В свете прослеженной Колдервудом связи титула, имени и метафоры определим «медицинский» статус государственного мужа, чья позиция определяется соотношением «реального» и «освященного» тел. Существуют больные и здоровые слова, имена, метафоры. Одновременно они являются частью предписывающего кодекса, черпающего из них силу и превращающегося (вместе с референтом паралитературного «авторского имени») в каталог канонических произведений: через постановку «наделенных силой» слов в специфическую риторическую позицию. Именно в этом контексте и необходимо рассматривать использование медицинских метафор. Продолжим чтение «Ричарда II», отталкиваясь от сказанного выше. Обыгрывание Гантом своего имени — своего рода медицинское диагностирование, которое, на мой взгляд, говорит об особенностях позиционирования королевских/ого тел/а более, нежели «печальные истории о смерти королей»:

ДЖОН ГАНТ:

Нет. Умираешь ты, хоть я и болен.

КОРОЛЬ РИЧАРД II:

Но я здоров, а ты, я вижу, плох.

ДЖОН ГАНТ:

Клянусь Творцом, я вижу, что ты плох.

Я вижу, как ты плох, и вот, — мне тяжко.

Сразил недуг честь, славу короля,

И наша родина — их смертный одр.

А ты, больной помазанник, вручаешь

Свою судьбу беспечно тем врачам,

Которые тебя ж и отравили.

Кишат льстецы в зубцах твоей короны;

Она мала, как голова твоя,

И все же, хоть и невелик сей обруч,

Сдавил ты им великую страну.

Гант именует Ричарда «беспечным пациентом», прямо заявляя о том, что он препоручает свое «тело помазанника» «тем врачам, которые его ж и отравили». «Тело помазанника», его воплощенная «репутация», становится объектом особого попечения о здоровье.

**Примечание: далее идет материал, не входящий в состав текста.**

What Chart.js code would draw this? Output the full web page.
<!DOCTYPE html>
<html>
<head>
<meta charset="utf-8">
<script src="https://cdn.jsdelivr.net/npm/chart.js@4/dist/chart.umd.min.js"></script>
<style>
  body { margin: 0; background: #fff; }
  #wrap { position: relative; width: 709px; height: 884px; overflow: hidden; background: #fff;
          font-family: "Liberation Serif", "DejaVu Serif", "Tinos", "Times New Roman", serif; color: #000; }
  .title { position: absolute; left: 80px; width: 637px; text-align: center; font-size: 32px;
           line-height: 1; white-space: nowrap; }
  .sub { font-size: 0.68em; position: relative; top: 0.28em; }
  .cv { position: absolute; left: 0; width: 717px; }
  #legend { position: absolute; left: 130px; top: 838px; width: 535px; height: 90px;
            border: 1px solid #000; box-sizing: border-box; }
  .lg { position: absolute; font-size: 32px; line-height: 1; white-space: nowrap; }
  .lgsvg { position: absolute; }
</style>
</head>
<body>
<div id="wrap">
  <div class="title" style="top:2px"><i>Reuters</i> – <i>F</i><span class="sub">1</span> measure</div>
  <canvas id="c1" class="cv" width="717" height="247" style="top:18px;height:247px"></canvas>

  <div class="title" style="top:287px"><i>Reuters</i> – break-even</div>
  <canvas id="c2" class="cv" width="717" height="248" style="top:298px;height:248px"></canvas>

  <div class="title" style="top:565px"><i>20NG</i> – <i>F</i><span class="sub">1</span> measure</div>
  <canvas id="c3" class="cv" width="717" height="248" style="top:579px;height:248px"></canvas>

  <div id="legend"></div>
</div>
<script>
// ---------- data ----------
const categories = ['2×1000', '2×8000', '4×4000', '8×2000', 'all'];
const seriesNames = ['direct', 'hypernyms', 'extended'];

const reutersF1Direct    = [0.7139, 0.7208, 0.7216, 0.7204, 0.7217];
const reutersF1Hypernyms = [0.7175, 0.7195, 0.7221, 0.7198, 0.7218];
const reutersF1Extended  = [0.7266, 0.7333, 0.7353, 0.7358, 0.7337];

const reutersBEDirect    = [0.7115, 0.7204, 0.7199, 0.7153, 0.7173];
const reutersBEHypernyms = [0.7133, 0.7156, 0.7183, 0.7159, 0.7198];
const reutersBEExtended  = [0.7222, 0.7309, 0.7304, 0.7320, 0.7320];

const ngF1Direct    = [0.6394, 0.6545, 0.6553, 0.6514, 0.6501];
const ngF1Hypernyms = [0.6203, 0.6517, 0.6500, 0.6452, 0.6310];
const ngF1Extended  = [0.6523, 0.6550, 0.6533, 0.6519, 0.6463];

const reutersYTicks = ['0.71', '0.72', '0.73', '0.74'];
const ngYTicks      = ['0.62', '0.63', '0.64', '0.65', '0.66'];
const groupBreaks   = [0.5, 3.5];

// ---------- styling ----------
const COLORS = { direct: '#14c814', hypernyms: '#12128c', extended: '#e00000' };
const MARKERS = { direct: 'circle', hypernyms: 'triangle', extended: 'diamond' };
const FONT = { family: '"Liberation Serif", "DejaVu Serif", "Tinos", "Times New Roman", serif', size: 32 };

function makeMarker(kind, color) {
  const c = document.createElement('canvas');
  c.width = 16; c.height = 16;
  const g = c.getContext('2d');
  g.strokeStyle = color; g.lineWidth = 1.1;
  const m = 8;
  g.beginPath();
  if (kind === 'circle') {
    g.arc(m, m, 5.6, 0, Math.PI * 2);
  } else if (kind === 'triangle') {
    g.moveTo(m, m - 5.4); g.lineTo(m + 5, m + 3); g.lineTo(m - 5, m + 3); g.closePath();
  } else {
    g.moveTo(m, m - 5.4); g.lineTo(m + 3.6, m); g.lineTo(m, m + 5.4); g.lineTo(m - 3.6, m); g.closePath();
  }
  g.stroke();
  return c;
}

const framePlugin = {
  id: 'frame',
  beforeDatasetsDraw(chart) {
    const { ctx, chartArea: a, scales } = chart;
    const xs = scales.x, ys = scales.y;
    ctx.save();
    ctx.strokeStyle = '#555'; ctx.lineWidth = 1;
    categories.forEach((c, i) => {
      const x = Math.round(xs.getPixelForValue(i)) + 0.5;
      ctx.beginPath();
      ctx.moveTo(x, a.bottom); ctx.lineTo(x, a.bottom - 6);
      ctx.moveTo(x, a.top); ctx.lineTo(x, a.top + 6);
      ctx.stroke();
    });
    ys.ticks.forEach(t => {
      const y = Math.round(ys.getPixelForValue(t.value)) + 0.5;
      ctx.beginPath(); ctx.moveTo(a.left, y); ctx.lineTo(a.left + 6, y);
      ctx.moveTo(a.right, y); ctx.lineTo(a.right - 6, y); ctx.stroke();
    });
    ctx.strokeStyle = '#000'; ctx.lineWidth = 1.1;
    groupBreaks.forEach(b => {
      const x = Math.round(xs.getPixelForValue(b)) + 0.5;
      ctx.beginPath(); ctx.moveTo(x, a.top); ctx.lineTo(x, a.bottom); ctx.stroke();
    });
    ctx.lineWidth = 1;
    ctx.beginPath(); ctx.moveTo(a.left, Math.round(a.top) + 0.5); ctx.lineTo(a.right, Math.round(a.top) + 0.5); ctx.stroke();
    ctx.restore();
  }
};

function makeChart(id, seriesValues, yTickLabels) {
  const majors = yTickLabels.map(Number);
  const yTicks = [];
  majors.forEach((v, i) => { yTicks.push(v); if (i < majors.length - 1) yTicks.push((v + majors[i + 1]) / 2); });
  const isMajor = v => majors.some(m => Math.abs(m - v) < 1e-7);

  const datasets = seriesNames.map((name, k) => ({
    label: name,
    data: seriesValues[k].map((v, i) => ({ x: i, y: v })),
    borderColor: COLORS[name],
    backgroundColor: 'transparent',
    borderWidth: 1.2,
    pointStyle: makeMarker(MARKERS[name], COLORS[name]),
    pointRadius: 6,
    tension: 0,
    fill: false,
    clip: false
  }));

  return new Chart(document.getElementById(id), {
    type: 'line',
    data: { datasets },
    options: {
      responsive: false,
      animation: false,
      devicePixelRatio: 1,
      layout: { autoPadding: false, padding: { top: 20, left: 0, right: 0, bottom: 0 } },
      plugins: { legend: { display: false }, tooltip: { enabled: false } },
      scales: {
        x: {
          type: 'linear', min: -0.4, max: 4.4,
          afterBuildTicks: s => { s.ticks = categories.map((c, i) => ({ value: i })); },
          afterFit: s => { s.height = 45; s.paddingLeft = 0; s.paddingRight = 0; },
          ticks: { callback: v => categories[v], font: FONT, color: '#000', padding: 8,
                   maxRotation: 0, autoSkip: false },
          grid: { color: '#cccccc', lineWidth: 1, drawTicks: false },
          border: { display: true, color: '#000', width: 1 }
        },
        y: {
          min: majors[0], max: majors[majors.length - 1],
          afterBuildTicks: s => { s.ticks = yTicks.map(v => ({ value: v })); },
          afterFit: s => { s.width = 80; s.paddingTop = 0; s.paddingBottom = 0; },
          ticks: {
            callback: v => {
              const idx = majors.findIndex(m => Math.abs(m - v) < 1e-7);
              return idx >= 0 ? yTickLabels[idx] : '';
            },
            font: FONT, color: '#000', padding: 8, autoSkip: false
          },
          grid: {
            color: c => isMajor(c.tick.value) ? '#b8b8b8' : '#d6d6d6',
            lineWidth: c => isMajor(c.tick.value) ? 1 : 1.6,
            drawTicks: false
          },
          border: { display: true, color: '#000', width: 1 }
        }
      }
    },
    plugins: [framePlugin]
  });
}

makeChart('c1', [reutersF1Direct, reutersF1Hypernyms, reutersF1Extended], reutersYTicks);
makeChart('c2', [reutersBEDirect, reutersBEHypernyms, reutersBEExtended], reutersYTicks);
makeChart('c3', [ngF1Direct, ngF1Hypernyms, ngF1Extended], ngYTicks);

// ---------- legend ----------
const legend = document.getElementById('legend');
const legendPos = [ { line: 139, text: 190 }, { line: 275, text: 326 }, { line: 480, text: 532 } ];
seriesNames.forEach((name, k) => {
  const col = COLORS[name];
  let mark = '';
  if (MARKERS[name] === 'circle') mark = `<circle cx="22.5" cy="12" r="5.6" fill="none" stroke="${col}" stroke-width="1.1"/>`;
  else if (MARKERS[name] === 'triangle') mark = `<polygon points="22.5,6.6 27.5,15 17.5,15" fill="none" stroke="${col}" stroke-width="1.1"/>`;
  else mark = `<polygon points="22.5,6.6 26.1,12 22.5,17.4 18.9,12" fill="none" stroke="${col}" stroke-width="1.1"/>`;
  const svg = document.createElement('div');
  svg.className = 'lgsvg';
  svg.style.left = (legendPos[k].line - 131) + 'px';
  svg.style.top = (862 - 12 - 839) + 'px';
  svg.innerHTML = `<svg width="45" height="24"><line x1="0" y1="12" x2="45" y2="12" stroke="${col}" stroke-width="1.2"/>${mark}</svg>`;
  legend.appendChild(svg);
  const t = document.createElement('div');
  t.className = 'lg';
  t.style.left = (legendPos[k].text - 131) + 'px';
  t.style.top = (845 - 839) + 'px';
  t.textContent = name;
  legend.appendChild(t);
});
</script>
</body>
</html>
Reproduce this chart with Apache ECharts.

«Репутация», в свою очередь, является производным каноничности; она определяется особенностями отображения «образа короля» в умах его подданных; именно этот процесс и «разыгрывает» шекспировская пьеса. Она создает канон для самих королей. Это, безусловно, осознает и королева Елизавета. Объясняя свою нелюбовь к «Ричарду II» Шекспира (и соответственно к шекспировскому Ричарду II), она прибегает к следующей формулировке, цитируемой Канторовичем: «Я Ричард II, неужели неясно?»[76]

Здесь существенна не столько «сила» (по Блуму[77]) шекспировской пьесы, но и динамика канонического самоопределения — касается ли это Ричарда, Елизаветы, Шекспира или, не в последнюю очередь, самого Канторовича, риторического первооткрывателя шекспировского Ричарда II и одноименной пьесы.